Accelerating Large-Scale Molecular Similarity Search through Exploiting High Performance Computing
- Resource Type
- Conference
- Authors
- Zhu, Chun Jiang; Zhu, Tan; Li, Haining; Bi, Jinbo; Song, Minghu
- Source
- 2019 IEEE International Conference on Bioinformatics and Biomedicine (BIBM) Bioinformatics and Biomedicine (BIBM), 2019 IEEE International Conference on. :330-333 Nov, 2019
- Subject
- Bioengineering
Computing and Processing
Molecular Similarity Search
Indexing
High Performance Computing
- Language
Molecular similarity search is a simple but powerful chemoinformatics tool to rapidly find molecules that are structurally similar to a known reference compound from a large molecular database. A variety of indexing structures had been developed to improve the performance of similarity search over the large compound database. However, those algorithms often require a large computational cost to build indices and process queries, especially for a large-scale molecular dataset.

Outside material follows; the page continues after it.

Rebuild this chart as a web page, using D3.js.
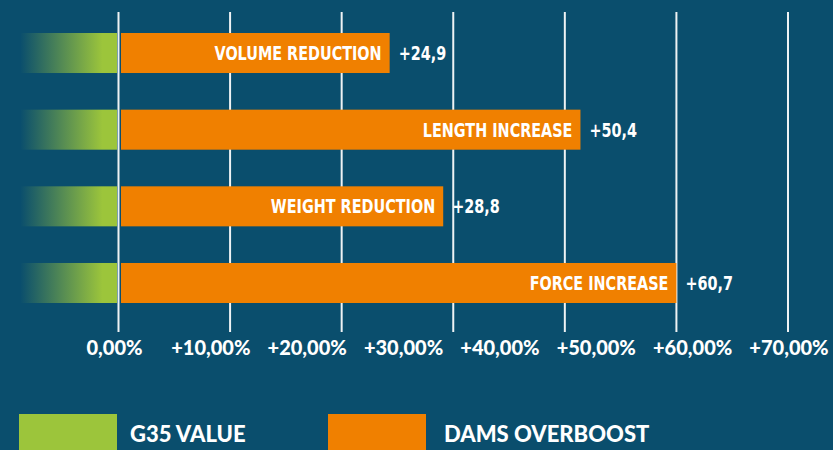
<!DOCTYPE html>
<html>
<head>
<meta charset="utf-8">
<script src="https://cdn.jsdelivr.net/npm/d3@7"></script>
<style>
  html, body { margin: 0; padding: 0; background: #0a4e6d; }
  svg { display: block; }
</style>
</head>
<body>
<svg></svg>
<script>
//categories, top to bottom
let categories = ["VOLUME REDUCTION", "LENGTH INCREASE", "WEIGHT REDUCTION", "FORCE INCREASE"];
//printed value next to each bar
let valueLabels = ["+24,9", "+50,4", "+28,8", "+60,7"];
//bar lengths as drawn, read against the grid (in %)
let barLengths = [24.3, 41.4, 29.1, 50.0];
//g35 baseline bar, fades out to the left (in %)
let greenStart = -8.8;
//grid values and bottom labels
let gridValues = [0, 10, 20, 30, 40, 50, 60];
let tickLabels = ["0,00%", "+10,00%", "+20,00%", "+30,00%", "+40,00%", "+50,00%", "+60,00%", "+70,00%"];
//legend
let legendNames = ["G35 VALUE", "DAMS OVERBOOST"];

let width = 833;
let height = 450;
let green = "#9cc53b";
let orange = "#f08000";
let condensed = "'DejaVu Sans Condensed', 'DejaVu Sans', sans-serif";
let humanist = "Lato, 'Open Sans', sans-serif";
//the original uses a narrow face, squeeze the glyphs a bit
let squeeze = 0.8;

let svg = d3.select("svg").attr("width", width).attr("height", height);

let xScale = d3.scaleLinear().domain([0, 60]).range([118.5, 788]);
let yScale = d3.scaleBand().domain(categories).range([33, 303]).paddingInner(0.478);
let labelScale = d3.scalePoint().domain(tickLabels).range([114.5, 789]);

//gradient for the green bars
let grad = svg.append("defs").append("linearGradient")
  .attr("id", "greenFade")
  .attr("x1", "0%").attr("x2", "100%");
grad.append("stop").attr("offset", "0%").attr("stop-color", green).attr("stop-opacity", 0);
grad.append("stop").attr("offset", "85%").attr("stop-color", green).attr("stop-opacity", 1);
grad.append("stop").attr("offset", "100%").attr("stop-color", green).attr("stop-opacity", 1);

//grid lines
svg.append("g")
  .selectAll("line")
  .data(gridValues)
  .enter()
  .append("line")
  .attr("x1", (d) => xScale(d))
  .attr("x2", (d) => xScale(d))
  .attr("y1", 12)
  .attr("y2", 332)
  .attr("stroke", "#eef2f4")
  .attr("stroke-width", 2);

//green bars
svg.append("g")
  .selectAll("rect")
  .data(categories)
  .enter()
  .append("rect")
  .attr("x", xScale(greenStart))
  .attr("width", xScale(0) - 1.5 - xScale(greenStart))
  .attr("y", (d) => yScale(d))
  .attr("height", yScale.bandwidth())
  .attr("fill", "url(#greenFade)");

//orange bars
let rows = categories.map((c, i) => ({ name: c, len: barLengths[i], label: valueLabels[i] }));

svg.append("g")
  .selectAll("rect")
  .data(rows)
  .enter()
  .append("rect")
  .attr("x", xScale(0) + 2.5)
  .attr("width", (d) => xScale(d.len) - xScale(0) - 2.5)
  .attr("y", (d) => yScale(d.name))
  .attr("height", yScale.bandwidth())
  .attr("fill", orange);

//names inside the bars
svg.append("g")
  .selectAll("text")
  .data(rows)
  .enter()
  .append("text")
  .attr("transform", (d) =>
    "translate(" + (xScale(d.len) - 8) + "," + (yScale(d.name) + yScale.bandwidth() / 2 + 7) + ") scale(" + squeeze + ",1)")
  .attr("text-anchor", "end")
  .attr("fill", "#ffffff")
  .style("font-family", condensed)
  .style("font-weight", "bold")
  .style("font-size", "20px")
  .text((d) => d.name);

//values after the bars
svg.append("g")
  .selectAll("text")
  .data(rows)
  .enter()
  .append("text")
  .attr("transform", (d) =>
    "translate(" + (xScale(d.len) + 9) + "," + (yScale(d.name) + yScale.bandwidth() / 2 + 7) + ") scale(" + squeeze + ",1)")
  .attr("fill", "#ffffff")
  .style("font-family", condensed)
  .style("font-weight", "bold")
  .style("font-size", "20px")
  .text((d) => d.label);

//bottom labels
svg.append("g")
  .selectAll("text")
  .data(tickLabels)
  .enter()
  .append("text")
  .attr("x", (d) => labelScale(d))
  .attr("y", 355)
  .attr("text-anchor", "middle")
  .attr("fill", "#ffffff")
  .style("font-family", humanist)
  .style("font-weight", "900")
  .style("font-size", "20px")
  .text((d) => d);

//legend
let legendScale = d3.scalePoint().domain(legendNames).range([19, 328]);
let legend = svg.append("g")
  .selectAll("g")
  .data(legendNames)
  .enter()
  .append("g")
  .attr("transform", (d) => "translate(" + legendScale(d) + ", 414)");

legend.append("rect")
  .attr("width", 98)
  .attr("height", 40)
  .attr("fill", (d, i) => (i === 0 ? green : orange));

legend.append("text")
  .attr("x", (d, i) => (i === 0 ? 111 : 116))
  .attr("y", 28)
  .attr("fill", "#ffffff")
  .style("font-family", humanist)
  .style("font-weight", "900")
  .style("font-size", "22px")
  .text((d) => d);
</script>
</body>
</html>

We study the problem of accelerating similarity search using high performance computing (HPC) and design general algorithms to speed up existing indexing algorithms. We first propose a parallel algorithm based on data chunking, working for all indexing algorithms for similarity search. We theoretically analyze its computation cost and relationships between the speedup and number of data chunks. We further propose a parallel query algorithm for all graph-based indexing algorithms to accelerate their query processing in HPC. Both of our algorithms consistently offer a greater speedup than the baseline algorithm(s) when evaluated with different datasets and parameter settings.